Extracting data from websites (web scraping) is a useful technique to automate the collection of information from web pages and import it into Excel. This article provides a comprehensive guide to using VBA in Excel for web scraping, including a complete script, explanation, step-by-step instructions, and key considerations.
Nội dung
1. VBA Code for Extracting Data
Below is the complete VBA code to scrape URLs and article titles from a multi-page category on a website:
Sub ScrapeMultiplePages()
Dim ie As Object ' Internet Explorer object
Dim doc As Object ' HTMLDocument object
Dim links As Object ' Collection of links
Dim link As Object ' Individual link
Dim baseUrl As String ' Base URL
Dim page As Integer ' Page counter
Dim i As Long ' Row counter
' Base URL of the category (replace {PAGE} with the page number)
baseUrl = "http://example.com/category/page/{PAGE}/" ' Replace with your actual URL
' Initialize Internet Explorer
Set ie = CreateObject("InternetExplorer.Application")
ie.Visible = False ' Do not display the browser to save resources
' Set up the first row in Excel
i = 1
Cells(1, 1).Value = "URL"
Cells(1, 2).Value = "Article Title"
i = 2 ' Data starts from the second row
' Loop through pages
For page = 1 To 20 ' Adjust the number 20 to match the maximum number of pages
' Create the URL for each page
Dim currentUrl As String
currentUrl = Replace(baseUrl, "{PAGE}", page)
ie.navigate currentUrl
' Wait for the web page to load
Do While ie.readyState <> 4 Or ie.Busy
DoEvents
Loop
' Get the HTML document from the web page
Set doc = ie.document
' Get all links on the page
Set links = doc.getElementsByTagName("a")
' Write URLs and article titles into Excel
For Each link In links
If Not IsEmpty(link.href) And link.href <> "" Then
' Filter only article links (exclude unnecessary links)
If InStr(link.href, "/category/") = 0 And InStr(link.href, "/tag/") = 0 Then
' Extract article title
If link.innerText <> "" Then
Cells(i, 1).Value = link.href ' Write URL into column A
Cells(i, 2).Value = link.innerText ' Write article title into column B
i = i + 1
End If
End If
End If
Next link
' Exit the loop if no links are found on the page
If links.Length = 0 Then Exit For
Next page
' Close the browser
ie.Quit
Set ie = Nothing
MsgBox "Data extraction from all pages completed!"
End Sub
2. Explanation of the Code
Base URL with Pagination: The base URL contains {PAGE}
, which is replaced by page numbers during each iteration of the loop.
Page Loop: For page = 1 To 20
iterates through pages 1 to 20. Adjust the range to match the actual number of pages in your category.
Filtering Links: If InStr(link.href, "/category/") = 0 And InStr(link.href, "/tag/") = 0
ensures that only article links are captured, excluding category or tag links.
Extracting Titles: link.innerText
retrieves the visible text of the link, which serves as the article title.
Exit Condition: If no links are found on a page (links.Length = 0
), the script stops scraping further pages.
3. Step-by-Step Instructions
Step 1: Set up Excel VBA:
Open Excel and press Alt + F11 to access the VBA editor.
Insert a new module (Insert > Module) and paste the above code.
Step 2: Adjust the Base URL:
Replace "http://example.com/category/page/{PAGE}/"
with the actual URL of the category or section you want to scrape.
For example: "https://example.com/category/news/page/{PAGE}/"
.
Step 3: Run the Script:
Press F5 in the VBA editor to run the macro.
URLs and article titles will be written into the Excel worksheet.
Step 4: Verify the Results:
Column A: Contains the URLs of the articles.
Column B: Contains the titles of the articles.

4. Key Considerations
– Handling JavaScript-Loaded Pages: If the webpage uses JavaScript to dynamically load content, VBA may not work properly.

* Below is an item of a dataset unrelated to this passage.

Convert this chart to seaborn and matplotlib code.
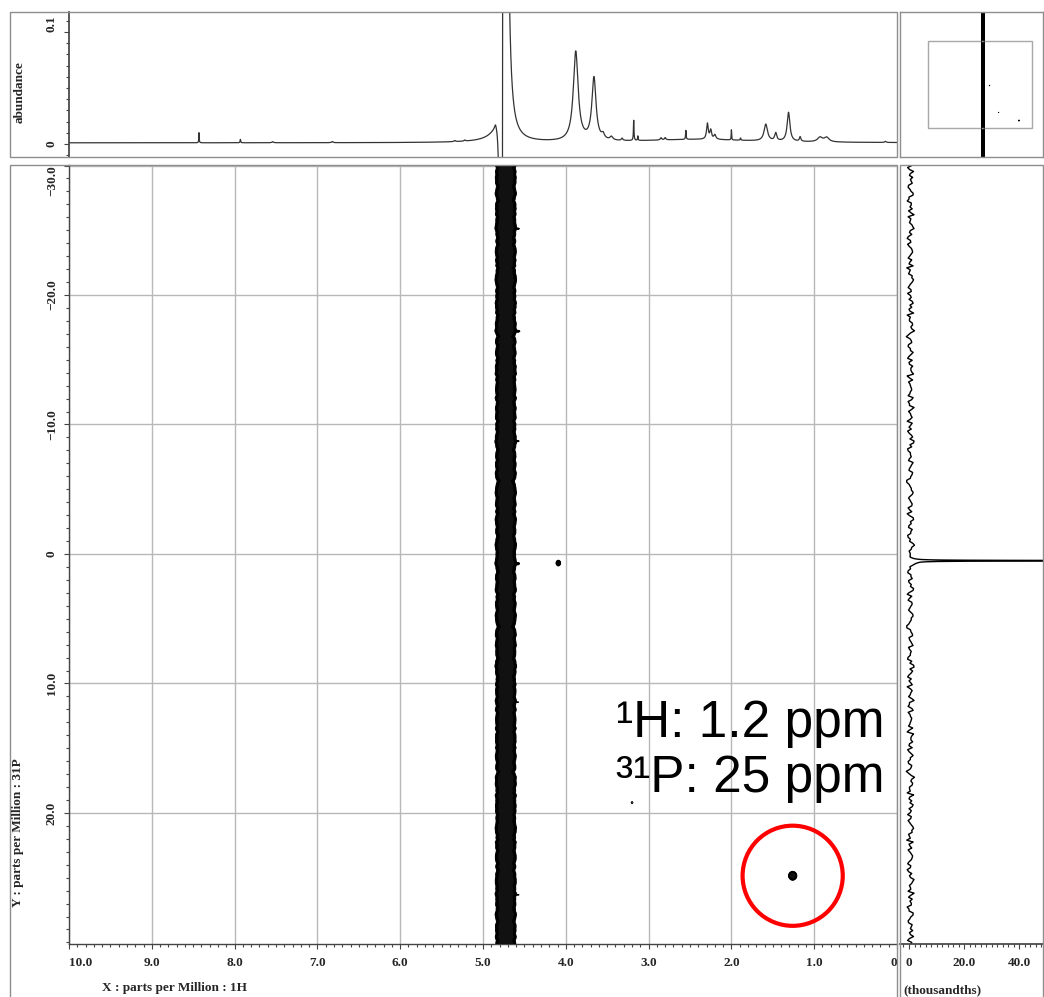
import numpy as np
import pandas as pd
import matplotlib
matplotlib.use("Agg")
import matplotlib.pyplot as plt
import seaborn as sns
from matplotlib.patches import Rectangle
from matplotlib.ticker import MultipleLocator

# ---------------- data ----------------
# 1H spectrum (top trace): peak list
h1_ppm = [8.43, 7.93, 7.54, 6.82, 5.34, 5.22, 4.85, 4.735, 4.78,
          3.88, 3.66, 3.55, 3.45, 3.32, 3.18, 3.13, 2.85, 2.80, 2.55,
          2.29, 2.25, 2.20, 2.00, 1.89, 1.585, 1.465, 1.31, 1.17, 0.93, 0.85,
          0.14, 2.40]
h1_height = [0.009, 0.003, 0.001, 0.001, 0.001, 0.001, 0.004, 2.0, -3.0,
             0.080, 0.056, 0.004, 0.003, 0.002, 0.018, 0.004, 0.002, 0.002, 0.008,
             0.014, 0.008, 0.004, 0.009, 0.002, 0.015, 0.007, 0.026, 0.004, 0.004,
             0.004, 0.001, 0.003]
h1_width = [0.003, 0.004, 0.01, 0.01, 0.01, 0.01, 0.012, 0.015, 0.006,
            0.035, 0.03, 0.02, 0.02, 0.01, 0.004, 0.004, 0.01, 0.01, 0.004,
            0.012, 0.012, 0.015, 0.003, 0.005, 0.025, 0.015, 0.02, 0.01, 0.035,
            0.035, 0.01, 0.8]
h1_baseline = 0.001

# t1-noise of the water ridge along the 31P axis (relative, read from the projection)
t1_noise = [
    1, 3, -2, 0, 5, 2, -4, -1, 6, -3, -7, 2, 4, 1, -5, 0, 3, 8, -2, -4,
    0, -6, 2, 5, -1, 3, -3, -8, -2, 4, 7, 1, -5, 2, 0, -3, 6, 3, -1, -7,
    -2, 4, 1, 9, -4, -1, 3, -5, 0, 2, -6, -3, 5, 1, 7, -2, -4, 0, 3, -1,
    6, -5, -2, 3, 0, 4, -7, 1, 2, -3, 5, 8, -1, -6, 0, 2, -4, 3, -2, 5,
    1, -8, -3, 2, 6, 0, -1, 4, -5, 3, -2, 7, 2, -4, 1, -6, 0, 5, 3, -3,
    -1, 2, 9, -2, -5, 1, 4, -3, 0, 6, -7, -2, 3, 1, -4, 5, 2, -1, -8, 0,
    4, -3, 1, 6, -2, 0, -5, 3, 7, -1, 2, -6, -3, 4, 0, 1, -4, 8, -2, 3,
    -5, 0, 2, -1, 5, -7, 3, 1, -2, 4, -3, 6, 0, -4, 2, -9, 1, 3, 5, -2,
    0, 7, -3, -1, 4, 2, -6, 1, -2, 5, 3, -4, 0, 6, -1, -5, 2, 4, -3, 1,
    -7, 3, 0, 5, -2, 1, 8, -4, -1, 2, -3, 6, 1, -5, 4, 0, -2, 7, -6, 2]

# water ridge in the 2D map
band_ppm = [4.77, 4.68]
band_sigma = 0.035
fringe_ppm = 4.575

# 1H-31P cross peaks (1H ppm, 31P ppm, intensity, widths)
xpk_h = [1.26, 4.09, 3.20]
xpk_p = [24.85, 0.70, 19.2]
xpk_amp = [4.0, 0.5, 0.13]
xpk_wh = [0.018, 0.015, 0.015]
xpk_wp = [0.12, 0.12, 0.12]

# 31P projection (thousandths)
proj_offset = 0.5
proj_noise_scale = 1.5
proj_peak_ppm = 0.52
proj_peak_height = 2000.0
proj_peak_width = 0.004

annot_lines = ["\u00b9H: 1.2 ppm", "\u00b3\u00b9P: 25 ppm"]
x_ticks = [10, 9, 8, 7, 6, 5, 4, 3, 2, 1, 0]
x_ticklabels = ["10.0", "9.0", "8.0", "7.0", "6.0", "5.0", "4.0", "3.0", "2.0", "1.0", "0"]
y_ticks = [-30, -20, -10, 0, 10, 20]
y_ticklabels = ["\u221230.0", "\u221220.0", "\u221210.0", "0", "10.0", "20.0"]
top_ticks = [0, 0.1]
top_ticklabels = ["0", "0.1"]
proj_ticks = [0, 20, 40]
proj_ticklabels = ["0", "20.0", "40.0"]

# ---------------- derived curves ----------------
h1_x = np.linspace(10.6, -0.6, 22401)
h1_y = np.full_like(h1_x, h1_baseline)
for c, h, w in zip(h1_ppm, h1_height, h1_width):
    h1_y += h * w**2 / ((h1_x - c) ** 2 + w**2)
spec = pd.DataFrame({"ppm": h1_x, "abundance": h1_y})

nv = np.array(t1_noise) / 9.0
# finer noise track: the read values interleaved with their mirror order
nfine = np.column_stack([nv, nv[::-1]]).ravel()
nyf = np.linspace(-30.3, 30.3, nfine.size)
ny = np.linspace(-30.3, 30.3, nv.size)

py = np.linspace(-31, 31, 12401)
proj = (proj_offset + proj_noise_scale * np.interp(py, nyf, nfine)
        + proj_peak_height * proj_peak_width**2 / ((py - proj_peak_ppm) ** 2 + proj_peak_width**2))
projdf = pd.DataFrame({"p31": py, "val": proj})

x2 = np.linspace(-1.2, 12.9, 1411)
y2 = np.linspace(-52, 52, 1301)
m1 = np.interp(y2, nyf, nfine)[:, None]
m2 = np.interp(y2, nyf, nfine[::-1])[:, None]
m3 = np.interp(y2, ny, nv)[:, None]
X = x2[None, :]
Z = ((1 + 0.5 * m1) * np.exp(-0.5 * ((X - band_ppm[0] - 0.006 * m3) / band_sigma) ** 2)
     + (1 + 0.5 * m2) * np.exp(-0.5 * ((X - band_ppm[1] + 0.006 * m3) / band_sigma) ** 2))
Z = Z + 1.5 * np.clip(m3 - 0.75, 0, None) * np.exp(-0.5 * ((X - fringe_ppm) / 0.012) ** 2)
Yg = y2[:, None]
for a, b, amp, wh, wp in zip(xpk_h, xpk_p, xpk_amp, xpk_wh, xpk_wp):
    Z = Z + amp * np.exp(-0.5 * ((X - a) / wh) ** 2 - 0.5 * ((Yg - b) / wp) ** 2)
levels = np.geomspace(0.1, 0.4, 6)
core_level = 0.32

# ---------------- figure ----------------
sns.set_theme(style="ticks")
plt.rcParams["font.family"] = ["Liberation Serif", "DejaVu Serif"]

W, H = 1044, 997
fig = plt.figure(figsize=(W / 100, H / 100), dpi=100)
fig.patch.set_facecolor("white")


def box(x0, y0, x1, y1):
    return [x0 / W, 1 - y1 / H, (x1 - x0) / W, (y1 - y0) / H]


FRAME = "#8e8e8e"
SPINE = "#444444"
TICKFONT = dict(fontfamily="Liberation Serif", fontweight="bold", fontsize=9.5)

# outer frames
for (x0, y0, x1, y1) in [(10, 12, 897, 157), (10, 165, 897, 1005), (900, 165, 1043, 1005)]:
    fig.add_artist(Rectangle((x0 / W, 1 - y1 / H), (x1 - x0) / W, (y1 - y0) / H,
                             transform=fig.transFigure, fill=False, ec=FRAME, lw=1.0))

ax = fig.add_axes(box(69, 165, 897, 944))
ax_top = fig.add_axes(box(69, 12, 897, 157))
ax_r = fig.add_axes(box(900, 165, 1043, 944))
ax_t = fig.add_axes(box(900, 12, 1043, 157))

# ---- main 2D map ----
ax.set_facecolor("none")
ax.contourf(x2, y2, Z, levels=[core_level, 1e3], colors=["#111111"], zorder=3)
ax.contour(x2, y2, Z, levels=levels, colors="black", linewidths=0.7, zorder=3)
sns.scatterplot(x=[xpk_h[0]], y=[xpk_p[0]], ax=ax, s=5200, marker="o", zorder=4, legend=False)
circ = ax.collections[-1]
circ.set_facecolor("none")
circ.set_edgecolor("#ff0000")
circ.set_linewidth(3.0)
ax.set_xlim(10.0, 0.0)
ax.set_ylim(30.12, -30.04)
ax.set_xticks(x_ticks, labels=x_ticklabels, **TICKFONT)
ax.set_yticks(y_ticks, labels=y_ticklabels, rotation=90, va="center", **TICKFONT)
ax.get_xticklabels()[0].set_ha("left")
ax.get_xticklabels()[-1].set_ha("right")
ax.get_yticklabels()[0].set_va("top")
ax.xaxis.set_minor_locator(MultipleLocator(0.1))
ax.yaxis.set_minor_locator(MultipleLocator(1))
ax.tick_params(axis="both", which="both", direction="out", color=SPINE, width=0.8)
ax.tick_params(axis="both", which="major", length=3.5)
ax.tick_params(axis="both", which="minor", length=2.2)
ax.tick_params(axis="x", pad=6)
ax.tick_params(axis="y", pad=4.5)
ax.grid(True, which="major", color="#b8b8b8", lw=1.0)
ax.set_axisbelow(True)
for s in ["top", "right"]:
    ax.spines[s].set_visible(False)
for s in ["left", "bottom"]:
    ax.spines[s].set_color(SPINE)
    ax.spines[s].set_linewidth(1.0)
ax.set_xlabel("")
ax.set_ylabel("")
for txt, yb in zip(annot_lines, [14.13, 18.38]):
    ax.text(0.157, yb, txt, ha="right", va="baseline", fontsize=37,
            fontfamily="Liberation Sans", color="black", zorder=5)

# ---- top 1D spectrum ----
sns.lineplot(data=spec, x="ppm", y="abundance", ax=ax_top, sort=False,
             estimator=None, errorbar=None, color="#333333", lw=0.9)
ax_top.set_facecolor("none")
ax_top.set_xlim(10.0, 0.0)
ax_top.set_ylim(-0.01161, 0.11786)
ax_top.set_xticks([])
ax_top.set_yticks(top_ticks, labels=top_ticklabels, rotation=90, va="center", **TICKFONT)
ax_top.get_yticklabels()[-1].set_va("bottom")
ax_top.yaxis.set_minor_locator(MultipleLocator(0.01))
ax_top.tick_params(axis="y", which="both", direction="out", color=SPINE, width=0.8, pad=4.5)
ax_top.tick_params(axis="y", which="major", length=3.5)
ax_top.tick_params(axis="y", which="minor", length=2.2)
for s in ["top", "right", "bottom"]:
    ax_top.spines[s].set_visible(False)
ax_top.spines["left"].set_color(SPINE)
ax_top.set_xlabel("")
ax_top.set_ylabel("")

# ---- right 31P projection ----
sns.lineplot(data=projdf, x="val", y="p31", ax=ax_r, orient="y", sort=False,
             estimator=None, errorbar=None, color="black", lw=1.0)
ax_r.set_facecolor("none")
ax_r.set_xlim(-3.27, 48.7)
ax_r.set_ylim(30.12, -30.04)
ax_r.set_yticks([])
ax_r.set_xticks(proj_ticks, labels=proj_ticklabels, **TICKFONT)
ax_r.xaxis.set_minor_locator(MultipleLocator(2))
ax_r.tick_params(axis="x", which="both", direction="out", color=SPINE, width=0.8, pad=6)
ax_r.tick_params(axis="x", which="major", length=3.5)
ax_r.tick_params(axis="x", which="minor", length=2.2)
for s in ["top", "right", "left"]:
    ax_r.spines[s].set_visible(False)
ax_r.spines["bottom"].set_color(SPINE)
ax_r.set_xlabel("")
ax_r.set_ylabel("")

# ---- thumbnail overview ----
ax_t.contourf(x2, y2, Z, levels=[levels[0], 1e3], colors=["black"])
ax_t.contour(x2, y2, Z, levels=levels[:1], colors="black", linewidths=0.6)
ax_t.add_patch(Rectangle((10, -30), -10, 60, fill=False, ec="#a8a8a8", lw=1.0))
ax_t.set_xlim(12.7, -1.06)
ax_t.set_ylim(50, -50)
ax_t.set_xticks([])
ax_t.set_yticks([])
for s in ax_t.spines.values():
    s.set_color(FRAME)
    s.set_linewidth(1.0)

# ---- axis titles ----
fig.text(20 / W, 1 - 92 / H, "abundance", rotation=90, ha="center", va="center", **TICKFONT)
fig.text(18 / W, 1 - 833 / H, "Y : parts per Million : 31P", rotation=90, ha="center", va="center", **TICKFONT)
fig.text(102 / W, 1 - 988 / H, "X : parts per Million : 1H", ha="left", va="center", **TICKFONT)
fig.text(903 / W, 1 - 990 / H, "(thousandths)", ha="left", va="center", **TICKFONT)

fig.savefig("out.png", dpi=100, facecolor="white")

In such cases, consider using Selenium for VBA or another tool like Python’s BeautifulSoup.
– Check Website Policies: Always check the website’s Terms of Service or robots.txt file to ensure that web scraping is allowed.
– Removing Duplicates: Use Excel’s “Remove Duplicates” feature to clean up duplicate URLs or titles if necessary.
– Adjusting the Loop: If the number of pages is unknown, use a higher number (e.g., For page = 1 To 100
). The script will stop when it finds an empty page.
This VBA script automates the process of extracting URLs and article titles from a multi-page category on a website. It is highly customizable, allowing you to adjust the base URL and the number of pages. While effective for basic HTML-based websites, this approach may face limitations with JavaScript-heavy pages, which require advanced tools. By following the steps and considerations outlined, you can efficiently scrape data and integrate it into your Excel workflow.